No solution is too small. One of the biggest contributors to waste is as tiny as a cigarette butt. Globally, an estimated 5.6 trillion cigarettes are sold each year culminating to 1.69 billion pounds tossed and stomped on the ground. Despite common belief, cigarette butts are not biodegradable; the cellulose acetate (plastic) filters are found in the bellies of rivers, lakes, streams oceans, birds and animals, alike. Each year, U.S. cities spend millions on cigarette cleanup, which falls heavily on tax payers’ wallets.
Although this information presents a grim future, hope remains in composting. Composting is key ingredient in organic farms and requires a heap of green wastes—leaves, food waste, manure, and organic matter—which break down into humus after a period of weeks. The city of Austin provides compost bins to collect uneaten food scraps. Austin hopes to eliminate 90 percent of its waste by 2040. Additionally, the New York School System is working to recycle picky eaters’ leftovers in a similar composting project. Additionally, a major movement in the fashion world is transforming plastic bottles to thread for graphic t-shirts and other recycled garments. Companies like Patagonia and Rethink Fabrics are relocating trash from our cans to our closets.
With all the facts on the table, it is hard not to sound the clarions to our own destructions. But, nature does not need to be cleansed of humans. The simple actions of recycling paper and bottles go a long a way.
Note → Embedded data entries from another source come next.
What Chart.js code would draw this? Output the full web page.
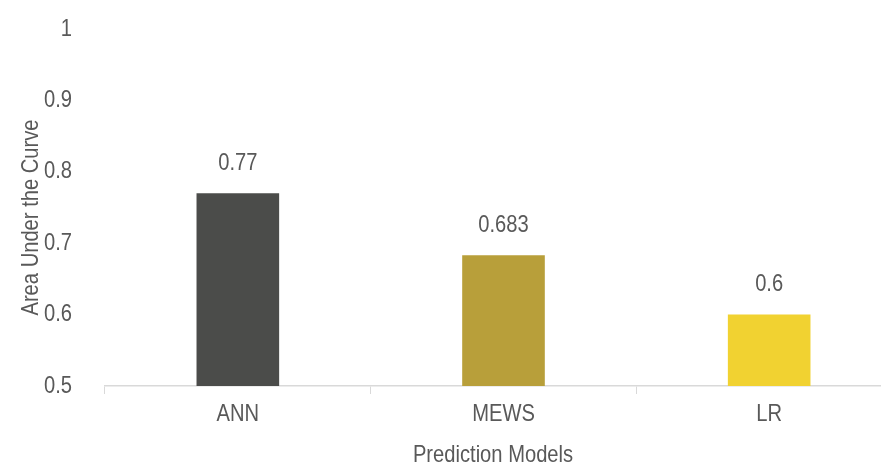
<!DOCTYPE html>
<html>
<head>
<meta charset="utf-8">
<script src="https://cdn.jsdelivr.net/npm/chart.js@4/dist/chart.umd.min.js"></script>
<style>
  html, body { margin: 0; padding: 0; background: #ffffff; overflow: hidden; }
  #wrap { position: relative; width: 902px; height: 464px; }
</style>
</head>
<body>
<div id="wrap"><canvas id="c"></canvas></div>
<script>
const categories = ["ANN", "MEWS", "LR"];
const aucValues = [0.77, 0.683, 0.6];
const valueLabels = ["0.77", "0.683", "0.6"];
const barColors = ["#4b4c4a", "#b89f3a", "#f1d231"];
const yTicks = [0.5, 0.6, 0.7, 0.8, 0.9, 1];
const xTitle = "Prediction Models";
const yTitle = "Area Under the Curve";

const FONT = "'Liberation Sans Narrow', 'Arial Narrow', 'Liberation Sans', sans-serif";
const TEXT = "#595959";
const CONDENSE = 0.84;

// Narrow-font look: condense every glyph run horizontally around its anchor.
const canvas = document.getElementById("c");
const ctx0 = canvas.getContext("2d");
const origFill = ctx0.fillText.bind(ctx0);
ctx0.fillText = function (text, x, y, maxWidth) {
  this.save();
  this.translate(x, y);
  this.scale(CONDENSE, 1);
  if (maxWidth !== undefined) origFill(text, 0, 0, maxWidth / CONDENSE);
  else origFill(text, 0, 0);
  this.restore();
};

const textPlugin = {
  id: "extraText",
  afterDatasetsDraw(chart) {
    const ctx = chart.ctx;
    const meta = chart.getDatasetMeta(0);
    const area = chart.chartArea;
    ctx.save();
    ctx.font = "24px " + FONT;
    ctx.fillStyle = TEXT;
    ctx.textAlign = "center";
    ctx.textBaseline = "middle";
    meta.data.forEach((bar, i) => {
      ctx.fillText(valueLabels[i], bar.x, bar.y - 30);
    });
    // axis titles
    ctx.fillText(xTitle, area.left + 388, 455);
    ctx.translate(31, (area.top + area.bottom) / 2 + 10);
    ctx.rotate(-Math.PI / 2);
    ctx.fillText(yTitle, 0, 0);
    ctx.restore();
  }
};

new Chart(canvas, {
  type: "bar",
  data: {
    labels: categories,
    datasets: [{
      data: aucValues,
      backgroundColor: barColors,
      borderWidth: 0,
      categoryPercentage: 1,
      barPercentage: 0.311
    }]
  },
  options: {
    responsive: true,
    maintainAspectRatio: false,
    animation: false,
    layout: { padding: { left: 12, right: 0, top: 29, bottom: 0 } },
    plugins: { legend: { display: false }, tooltip: { enabled: false } },
    scales: {
      x: {
        afterFit(scale) { scale.height = 78; },
        grid: { display: true, drawOnChartArea: false, drawTicks: true, tickLength: 8, color: "#d9d9d9", offset: true },
        border: { display: true, color: "#d9d9d9", width: 1.5 },
        ticks: { color: TEXT, font: { family: FONT, size: 24 }, padding: 6 }
      },
      y: {
        min: 0.5,
        max: 1,
        afterBuildTicks(scale) { scale.ticks = yTicks.map(v => ({ value: v })); },
        afterFit(scale) { scale.width = 93; scale.paddingTop = 0; scale.paddingBottom = 0; },
        grid: { display: false },
        border: { display: false },
        ticks: { color: TEXT, font: { family: FONT, size: 24 }, padding: 25,
                 callback: (v) => String(v) }
      }
    }
  },
  plugins: [textPlugin]
});
</script>
</body>
</html>
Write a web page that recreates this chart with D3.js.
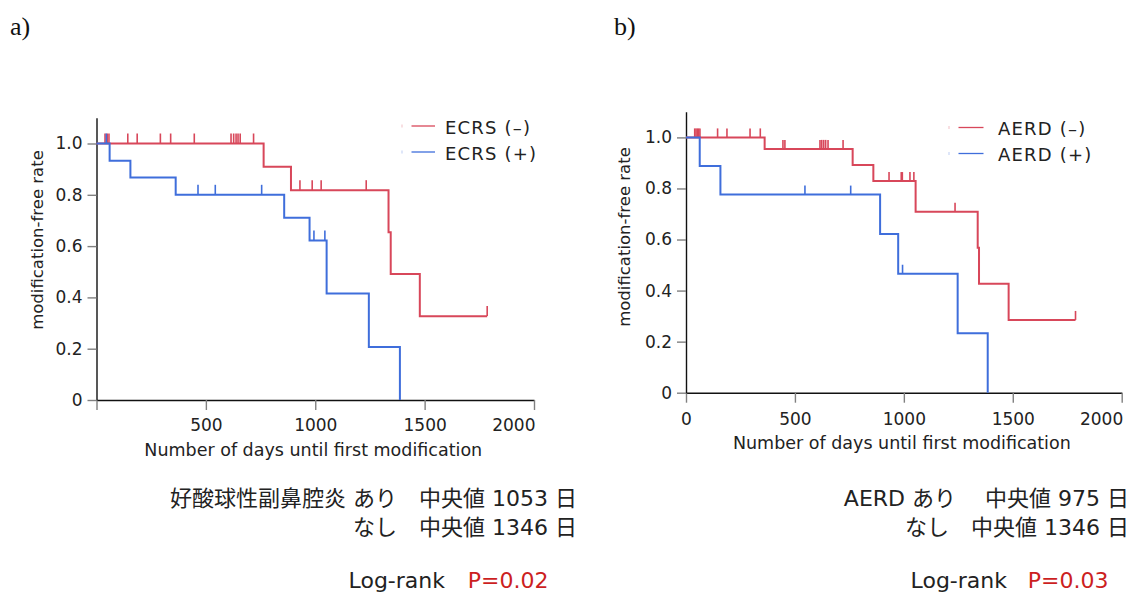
<!DOCTYPE html>
<html>
<head>
<meta charset="utf-8">
<script src="https://cdn.jsdelivr.net/npm/d3@7"></script>
<style>
  body { margin: 0; background: #fff; }
  svg { display: block; }
</style>
</head>
<body>
<div id="chart"></div>
<script>

// axis ticks
const xTicks = [0, 500, 1000, 1500, 2000];
const yTicks = [0, 0.2, 0.4, 0.6, 0.8, 1.0];
const yTickLabels = ["0", "0.2", "0.4", "0.6", "0.8", "1.0"];

// panel a) : ECRS
const ecrsLegend = ["ECRS (\u2013)", "ECRS (+)"];
const ecrsNegDays = [764, 889, 1335, 1345, 1478];
const ecrsNegSurv = [0.909, 0.818, 0.654, 0.491, 0.327];
const ecrsNegCensor = [39, 49, 57, 143, 186, 292, 339, 447, 615, 627, 638, 647, 657, 718, 930, 986, 1027, 1233, 1786];
const ecrsPosDays = [60, 155, 362, 858, 974, 1052, 1245, 1387];
const ecrsPosSurv = [0.933, 0.867, 0.800, 0.711, 0.622, 0.415, 0.207, 0];
const ecrsPosCensor = [45, 464, 543, 755, 994, 1044];
const ecrsNotes = ["好酸球性副鼻腔炎 あり　中央値 1053 日", "なし　中央値 1346 日"];
const ecrsP = "P=0.02";

// panel b) : AERD
const aerdLegend = ["AERD (\u2013)", "AERD (+)"];
const aerdNegDays = [361, 765, 860, 1054, 1339, 1345, 1481];
const aerdNegSurv = [0.955, 0.892, 0.829, 0.709, 0.568, 0.427, 0.285];
const aerdNegCensor = [40, 46, 52, 58, 64, 145, 188, 294, 341, 445, 454, 615, 623, 632, 641, 652, 721, 932, 988, 993, 1028, 1046, 1235, 1788];
const aerdPosDays = [63, 158, 891, 974, 1247, 1385];
const aerdPosSurv = [0.888, 0.776, 0.622, 0.466, 0.233, 0];
const aerdPosCensor = [546, 756, 994];
const aerdNotes = ["AERD あり　 中央値 975 日", "なし　中央値 1346 日"];
const aerdP = "P=0.03";

const red = "#d8475a";
const blue = "#3f6edb";
const latin = "'DejaVu Sans', sans-serif";
const mixed = "'DejaVu Sans', 'Noto Sans CJK JP', sans-serif";

const svg = d3.select("#chart").append("svg")
  .attr("width", 1135)
  .attr("height", 592);

var survAt = function(days, surv, t) {
  var s = 1;
  days.forEach(function(d, i) { if (d <= t) s = surv[i]; });
  return s;
};

function drawPanel(p) {
  var x = d3.scaleLinear().domain([0, 2000]).range([p.x0, p.x1]);
  var y = d3.scaleLinear().domain([0, 1.1]).range([p.y0, p.y0 - 1.1 * p.yUnit]);

  var g = svg.append("g");

  var xAxis = d3.axisBottom(x)
    .tickValues(xTicks)
    .tickSize(10)
    .tickSizeOuter(0)
    .tickPadding(p.xPad)
    .tickFormat(function(d) { return (d === 0 && !p.showX0) ? "" : d; });

  var yAxis = d3.axisLeft(y)
    .tickValues(yTicks)
    .tickSize(9)
    .tickSizeOuter(0)
    .tickPadding(p.yPad)
    .tickFormat(function(d, i) { return yTickLabels[i]; });

  [["x", xAxis, "translate(0," + y(0) + ")"], ["y", yAxis, "translate(" + x(0) + ",0)"]]
    .forEach(function(a) {
      var ax = g.append("g")
        .attr("class", a[0] + "-axis")
        .attr("transform", a[2])
        .call(a[1]);
      ax.select(".domain").attr("stroke", "#111").attr("stroke-width", 1.4);
      ax.selectAll(".tick line").attr("stroke", "#808080").attr("stroke-width", 1.4);
      ax.selectAll(".tick text")
        .attr("fill", "#222")
        .style("font-family", latin)
        .style("font-size", "17px");
    });

  // last x label sits left of its tick
  g.select(".x-axis").selectAll(".tick text")
    .filter(function(d) { return d === xTicks[xTicks.length - 1]; })
    .attr("text-anchor", "end")
    .attr("x", 1);

  g.append("text")
    .attr("x", x(1000) - 2)
    .attr("y", p.xTitleY)
    .attr("text-anchor", "middle")
    .attr("fill", "#222")
    .style("font-family", latin)
    .style("font-size", "17.5px")
    .text("Number of days until first modification");

  g.append("text")
    .attr("transform", "translate(" + p.yTitleX + "," + p.yTitleY + ") rotate(-90)")
    .attr("text-anchor", "middle")
    .attr("fill", "#222")
    .style("font-family", latin)
    .style("font-size", "16.5px")
    .text("modification-free rate");

  var line = d3.line()
    .x(function(d) { return x(d[0]); })
    .y(function(d) { return y(d[1]); })
    .curve(d3.curveStepAfter);

  p.curves.forEach(function(c) {
    var pts = [[0, 1]].concat(c.days.map(function(d, i) { return [d, c.surv[i]]; }));
    var last = d3.max(c.censor.concat(c.days));
    if (last > c.days[c.days.length - 1]) pts.push([last, c.surv[c.surv.length - 1]]);

    g.append("path")
      .datum(pts)
      .attr("fill", "none")
      .attr("stroke", c.color)
      .attr("stroke-width", 2)
      .attr("d", line);

    g.selectAll(null)
      .data(c.censor)
      .enter().append("line")
      .attr("x1", function(d) { return x(d); })
      .attr("x2", function(d) { return x(d); })
      .attr("y1", function(d) { return y(survAt(c.days, c.surv, d)); })
      .attr("y2", function(d) { return y(survAt(c.days, c.surv, d)) - p.censorH; })
      .attr("stroke", c.color)
      .attr("stroke-width", 1.6);
  });

  // legend
  p.curves.forEach(function(c, i) {
    var ly = p.legY + i * p.legStep;
    g.append("line")
      .attr("x1", p.legDot).attr("x2", p.legDot)
      .attr("y1", ly - 1.5).attr("y2", ly + 1.5)
      .attr("stroke", c.color).attr("stroke-opacity", 0.35);
    g.append("line")
      .attr("x1", p.legX0).attr("x2", p.legX1)
      .attr("y1", ly).attr("y2", ly)
      .attr("stroke", c.color)
      .attr("stroke-width", 1.3);
    g.append("text")
      .attr("x", p.legText)
      .attr("y", ly + 7.5)
      .attr("fill", "#222")
      .style("font-family", latin)
      .style("font-size", "18px")
      .style("letter-spacing", "1.2px")
      .text(c.label);
  });

  // panel label
  g.append("text")
    .attr("x", p.labelX)
    .attr("y", 35)
    .attr("fill", "#111")
    .style("font-family", "'Liberation Serif', 'DejaVu Serif', serif")
    .style("font-size", "26px")
    .text(p.label);

  // medians
  p.notes.forEach(function(t, i) {
    g.append("text")
      .attr("x", p.noteX)
      .attr("y", 506 + i * 28.5)
      .attr("text-anchor", "end")
      .attr("fill", "#222")
      .style("font-family", mixed)
      .style("font-size", "22px")
      .text(t);
  });

  g.append("text")
    .attr("x", p.logX)
    .attr("y", 588)
    .attr("text-anchor", "end")
    .attr("fill", "#222")
    .style("font-family", latin)
    .style("font-size", "22px")
    .text("Log-rank");

  g.append("text")
    .attr("x", p.pX)
    .attr("y", 588)
    .attr("text-anchor", "end")
    .attr("fill", "#cc1f1f")
    .style("font-family", latin)
    .style("font-size", "22px")
    .text(p.pText);
}

drawPanel({
  label: "a)", labelX: 10,
  x0: 96.5, x1: 534, y0: 400, yUnit: 256.5,
  xPad: 9, yPad: 5, showX0: false,
  xTitleY: 456, yTitleX: 43, yTitleY: 240,
  censorH: 10,
  legDot: 402, legX0: 411.5, legX1: 435, legText: 445, legY: 126, legStep: 26,
  curves: [
    { label: ecrsLegend[0], color: red, days: ecrsNegDays, surv: ecrsNegSurv, censor: ecrsNegCensor },
    { label: ecrsLegend[1], color: blue, days: ecrsPosDays, surv: ecrsPosSurv, censor: ecrsPosCensor }
  ],
  notes: ecrsNotes, noteX: 577,
  logX: 445, pX: 548.5, pText: ecrsP
});

drawPanel({
  label: "b)", labelX: 614,
  x0: 686, x1: 1121.7, y0: 392.7, yUnit: 255.3,
  xPad: 10, yPad: 5, showX0: true,
  xTitleY: 449, yTitleX: 630, yTitleY: 237,
  censorH: 9,
  legDot: 949, legX0: 958.5, legX1: 983.5, legText: 998, legY: 127.5, legStep: 26,
  curves: [
    { label: aerdLegend[0], color: red, days: aerdNegDays, surv: aerdNegSurv, censor: aerdNegCensor },
    { label: aerdLegend[1], color: blue, days: aerdPosDays, surv: aerdPosSurv, censor: aerdPosCensor }
  ],
  notes: aerdNotes, noteX: 1129,
  logX: 1007, pX: 1108.5, pText: aerdP
});

</script>
</body>
</html>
Additionally, throwing away less food and being conscious of where we place our trash and cigarettes butts. To borrow from David George Haskell, “Our biggest failing is, after all, lack of compassion for the world. Including ourselves.” Obviously, we need to consume less, throw away less, and think long-term, but it is important to not to rebrand our responsibility into self-hatred. Loathing is the easy way out. Making a conscious effort to discard less and recycle more is a commitment to an unpromised future. These facts point to a lack of awareness to see what is hidden in plain sight. Haskell points to, perhaps, the most obvious truth: changing the world is really just a matter of changing yourself. So, what do you throw away?